If shelter is the issue, inspection matters more than guesswork. Closing openings too quickly can create a worse problem if an animal is already underneath a structure, especially during baby season. Humane removal and proper exclusion are the safer route. Once the animal is out, vulnerable areas should be sealed with durable materials that can stand up to digging and weather.

Yard maintenance helps, but it is not a cure-all. Trimming overgrown vegetation, removing debris piles, and limiting hidden ground-level cover can reduce skunk comfort. Still, a clean-looking yard can attract skunks if the real draw is under a deck or near a crawl space access point.

Motion lighting and other deterrents sometimes help, but results vary. Some skunks are easily discouraged, and some are not, especially if they have already found food or shelter. That is why deterrents work best as a support tool, not the only plan.

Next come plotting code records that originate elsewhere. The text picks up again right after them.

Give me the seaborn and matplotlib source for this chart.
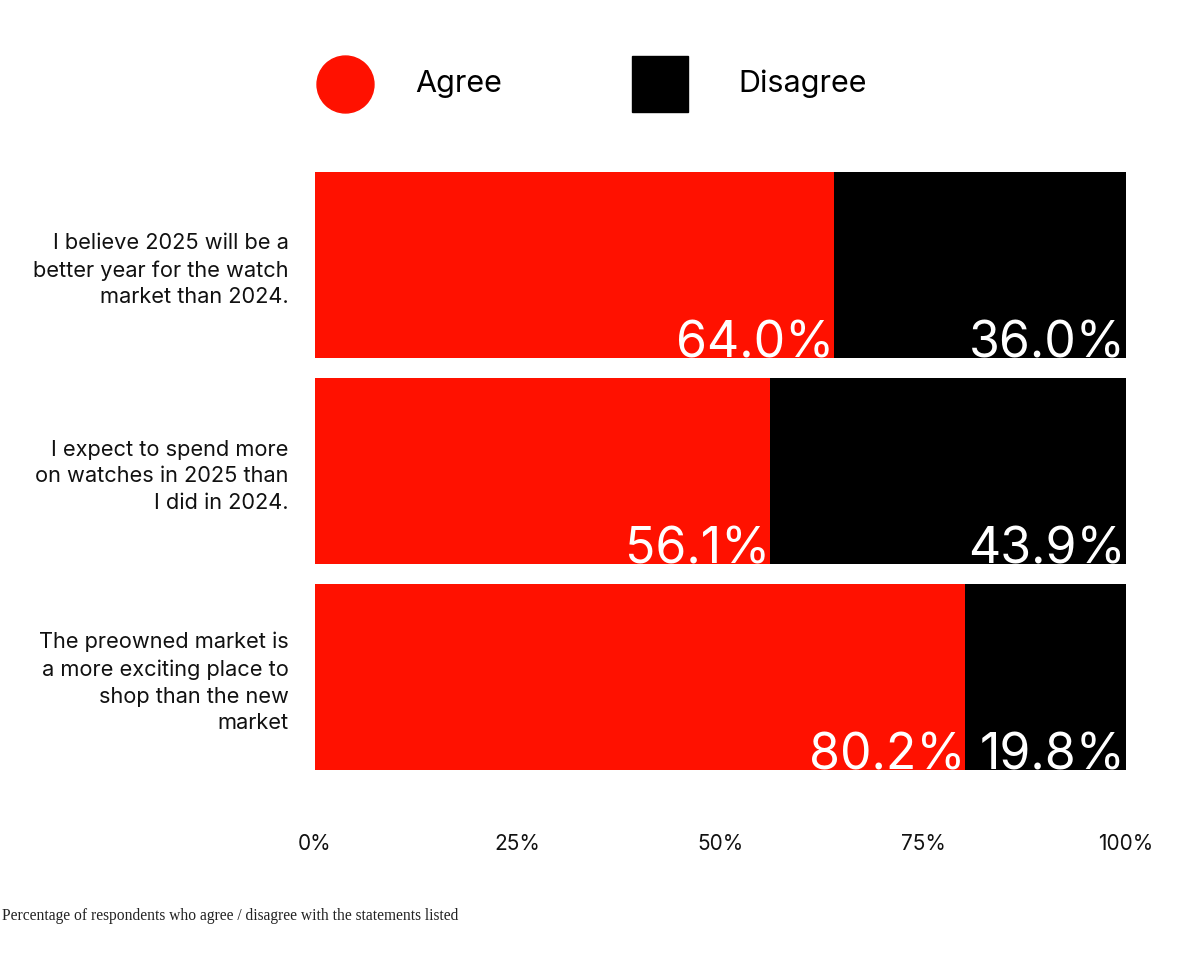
import matplotlib
matplotlib.use("Agg")
import matplotlib.pyplot as plt
from matplotlib.lines import Line2D
import numpy as np
import pandas as pd
import seaborn as sns

statements = [
    "I believe 2025 will be a\nbetter year for the watch\nmarket than 2024.",
    "I expect to spend more\non watches in 2025 than\nI did in 2024.",
    "The preowned market is\na more exciting place to\nshop than the new\nmarket",
]
agree = [64.0, 56.1, 80.2]
disagree = [36.0, 43.9, 19.8]
ticks = [0, 25, 50, 75, 100]
tick_labels = ["0%", "25%", "50%", "75%", "100%"]

RED = "#ff1100"
BLACK = "#000000"

sns.set_theme(style="white")
plt.rcParams["font.family"] = ["Inter", "DejaVu Sans"]

df = pd.DataFrame({"statement": statements, "agree": agree, "disagree": disagree})
df["total"] = df["agree"] + df["disagree"]

fig = plt.figure(figsize=(12, 9.56), dpi=100)
ax = fig.add_axes([315 / 1200, 1 - 770 / 956, 811 / 1200, 598 / 956])

sns.barplot(data=df, y="statement", x="total", color=BLACK, width=0.9,
            saturation=1, orient="h", linewidth=0, ax=ax)
sns.barplot(data=df, y="statement", x="agree", color=RED, width=0.9,
            saturation=1, orient="h", linewidth=0, ax=ax)

ax.set_xlim(0, 100)
ax.set_ylim(2.45, -0.45)
ax.set_xlabel("")
ax.set_ylabel("")
ax.set_xticks(ticks)
ax.set_xticklabels(tick_labels, fontsize=15, color="#111111")
ax.tick_params(axis="x", length=0, pad=46)
ax.tick_params(axis="y", length=0, pad=19)
for lab in ax.get_yticklabels():
    lab.set_fontsize(15.7)
    lab.set_color("#111111")
    lab.set_multialignment("right")
    lab.set_linespacing(1.42)
sns.despine(ax=ax, left=True, bottom=True)

# value labels, bottom-right of each segment
for i, (a, d) in enumerate(zip(agree, disagree)):
    ax.text(a, i + 0.45, f"{a:.1f}%", ha="right", va="baseline",
            color="white", fontsize=36)
    ax.text(a + d, i + 0.45, f"{d:.1f}%", ha="right", va="baseline",
            color="white", fontsize=36)

# legend
fig.add_artist(Line2D([345 / 1200], [1 - 84 / 956], marker="o", markersize=41,
                      color=RED, linestyle="", transform=fig.transFigure))
fig.add_artist(Line2D([660 / 1200], [1 - 84 / 956], marker="s", markersize=40,
                      color=BLACK, linestyle="", transform=fig.transFigure))
fig.text(415 / 1200, 1 - 84 / 956, "Agree", fontsize=22, va="center", ha="left",
         color="black")
fig.text(738 / 1200, 1 - 84 / 956, "Disagree", fontsize=22, va="center", ha="left",
         color="black")

fig.text(2 / 1200, 1 - 916 / 956,
         "Percentage of respondents who agree / disagree with the statements listed",
         fontsize=11.2, family=["Liberation Serif", "DejaVu Serif"], va="center",
         color="#222222")

fig.savefig("out.png", dpi=100)
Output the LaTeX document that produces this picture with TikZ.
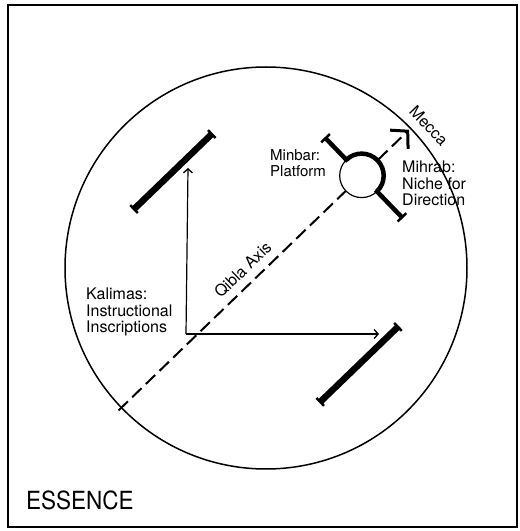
\documentclass[tikz,border=0pt]{standalone}
\usepackage{fontspec}
\setmainfont{TeX Gyre Heros}
\usetikzlibrary{arrows.meta,calc}
\begin{document}
\begin{tikzpicture}[x=1pt,y=1pt,
  lbl/.style={font=\fontsize{16}{16.5}\selectfont, align=left, inner sep=0pt},
  wall/.style={line width=6.5pt},
  endbar/.style={line width=2.5pt},
  thinline/.style={line width=1.2pt},
  barb/.style={-{Straight Barb[length=4pt,width=9pt,line width=1.3pt]}}]
\useasboundingbox (0,0) rectangle (520,531);
\draw[line width=1.8pt] (8,4) rectangle (517,526);
\coordinate (C) at (266,263);
\draw[line width=1.5pt] (C) circle (201);
% Qibla axis
\coordinate (A0) at ($(C)+(224:205)$);
\coordinate (Mecca) at ($(C)+(44:199)$);
\draw[line width=2pt, dash pattern=on 13pt off 6pt,
  -{Straight Barb[length=12pt,width=26pt,line width=3pt]}] (A0) -- (Mecca);
% Minbar / Mihrab
\coordinate (M) at ($(C)+(44:133)$);
\draw[thinline, fill=white] (M) circle (22);
\draw[line width=4.5pt] ($(M)+(134:22)$) arc[start angle=134, end angle=-46, radius=22];
\coordinate (S1) at ($(M)+(134:52)$);
\coordinate (S2) at ($(M)+(-46:58)$);
\draw[line width=4.5pt] ($(M)+(134:20)$) -- (S1);
\draw[line width=4.5pt] ($(M)+(-46:20)$) -- (S2);
\draw[endbar] ($(S1)+(44:6)$) -- ($(S1)+(224:6)$);
\draw[endbar] ($(S2)+(44:6)$) -- ($(S2)+(224:6)$);
% walls
\coordinate (W1) at ($(C)+(134:134)$);
\coordinate (W2) at ($(C)+(-46:134)$);
\foreach \w in {W1,W2}{
  \coordinate (Ea) at ($(\w)+(224:54)$);
  \coordinate (Eb) at ($(\w)+(44:54)$);
  \draw[wall] (Ea) -- (Eb);
  \draw[endbar] ($(Ea)+(134:5.5)$) -- ($(Ea)+(-46:5.5)$);
  \draw[endbar] ($(Eb)+(134:5.5)$) -- ($(Eb)+(-46:5.5)$);
}
% Kalimas arrows
\coordinate (K) at (186,197);
\coordinate (Kup) at (188,363);
\coordinate (Kright) at (379,197);
\draw[thinline, barb] (K) -- (Kup);
\draw[thinline, barb] (K) -- (Kright);
% labels
\node[lbl, anchor=north west] (kal) at (86,243) {Kalimas:\\Instructional\\Inscriptions};
\node[lbl, font=\fontsize{15}{16.5}\selectfont, anchor=north west] (minbar) at (270,382) {Minbar:\\Platform};
\node[lbl, anchor=north west] (mihrab) at (402,370) {Mihrab:\\Niche for\\Direction};
\node[lbl, rotate=-46, anchor=south] (mecca) at ($(C)+(41:210)$) {Mecca};
\node[lbl, rotate=44, anchor=south] (qibla) at ($(C)+(224:18)+(134:8)$) {Qibla Axis};
\node[font=\fontsize{25}{25}\selectfont, inner sep=0pt, anchor=south west, xscale=0.9] (ess) at (26,21) {ESSENCE};
\end{tikzpicture}
\end{document}
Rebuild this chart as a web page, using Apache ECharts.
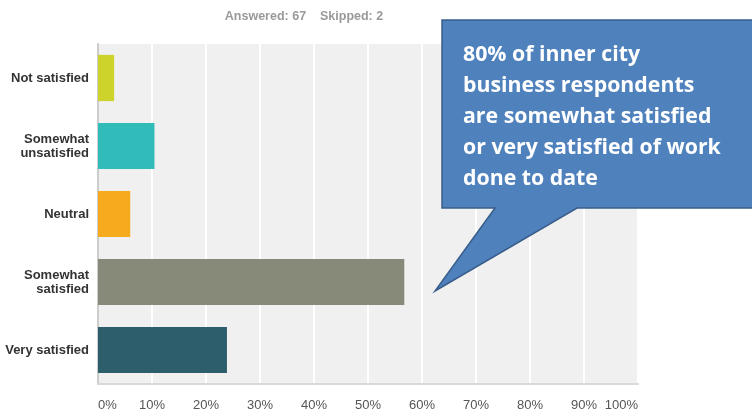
<!DOCTYPE html>
<html><head><meta charset="utf-8">
<script src="https://cdn.jsdelivr.net/npm/echarts@6/dist/echarts.min.js"></script>
<style>html,body{margin:0;padding:0;background:#fff}#c{width:752px;height:412px}</style>
</head><body><div id="c"></div>
<script>
const categories = ['Not satisfied', 'Somewhat\nunsatisfied', 'Neutral', 'Somewhat\nsatisfied', 'Very satisfied'];
const values = [2.99, 10.45, 5.97, 56.72, 23.88];
const barColors = ['#cdd32a', '#31bcb9', '#f5ab1d', '#878a79', '#2d5e6b'];
const tickValues = [0, 10, 20, 30, 40, 50, 60, 70, 80, 90, 100];
const titleText = 'Answered: 67    Skipped: 2';
const calloutLines = ['80% of inner city', 'business respondents', 'are somewhat satisfied', 'or very satisfied of work', 'done to date'];

const chart = echarts.init(document.getElementById('c'), null, {renderer: 'canvas'});
chart.setOption({
  animation: false,
  backgroundColor: '#fff',
  title: {
    text: titleText, left: 299, top: 5, textAlign: 'center',
    textStyle: {fontFamily: 'Liberation Sans, Arial', fontSize: 12.5, fontWeight: 'bold', color: '#9a9a9a'}
  },
  grid: {left: 98, right: 114, top: 44, bottom: 28, show: true, backgroundColor: '#f0f0f0', borderWidth: 0},
  xAxis: {
    type: 'value', min: tickValues[0], max: tickValues[tickValues.length - 1], interval: 10,
    axisLine: {show: true, lineStyle: {color: '#d9d9d9', width: 2}},
    axisTick: {show: false},
    splitLine: {show: true, lineStyle: {color: '#ffffff', width: 2}},
    axisLabel: {
      formatter: v => v + '%', margin: 15, alignMinLabel: 'left', alignMaxLabel: 'right',
      fontFamily: 'Liberation Sans, Arial', fontSize: 13, color: '#555'
    }
  },
  yAxis: {
    type: 'category', data: categories, inverse: true,
    axisLine: {show: true, lineStyle: {color: '#cccccc', width: 2}},
    axisTick: {show: false},
    axisLabel: {
      margin: 9, fontFamily: 'Liberation Sans, Arial', fontSize: 13, fontWeight: 'bold', color: '#333', lineHeight: 14, align: 'right'
    }
  },
  series: [{
    type: 'bar', barCategoryGap: '32%',
    data: values.map((v, i) => ({value: v, itemStyle: {color: barColors[i]}}))
  }],
  graphic: [
    {
      type: 'polygon', z: 100,
      shape: {points: [[442, 20], [756, 20], [756, 208], [577, 208], [435, 291], [495, 208], [442, 208]]},
      style: {fill: '#4f81bd', stroke: '#385d8a', lineWidth: 1.5}
    },
    {
      type: 'text', z: 101, left: 463, top: 39,
      style: {
        text: calloutLines.join('\n'), fill: '#ffffff',
        font: 'bold 21.3px "Open Sans", Lato, sans-serif', lineHeight: 31
      }
    }
  ]
});
</script></body></html>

When skunk activity becomes a bigger problem

A single skunk passing through is one thing. Repeated visits, denning, spraying, or digging around a home is another. Once skunks settle in, the risk goes beyond odor. There can be damage to insulation areas, contamination concerns around den sites, conflicts with pets, and the possibility of young animals being hidden under structures.

This is where local experience matters. Wildlife pressure in Southern California mountain communities is different from what you see in dense urban neighborhoods. Terrain, weather, crawl space design, cabin construction, and wooded lot lines all change how nuisance animals behave around homes and buildings. Humane removal needs to account for that, along with safe cleanup and long-term exclusion.

For homeowners and property managers, the goal should not just be getting one animal off the property. It should be removing the reason the animal chose the property in the first place. That is the difference between a temporary break and a lasting solution.

If skunks keep showing up, the smartest next step is a direct inspection of the yard, structure edges, and likely den sites. Outbackzack approaches that process with humane removal and eco-conscious prevention in mind, because protecting your property should not come at the expense of responsible wildlife handling.

A yard does not have to be perfect to avoid skunks, but it does need fewer easy rewards and fewer safe hiding places. When those are removed, most skunks move on and look for a simpler stop.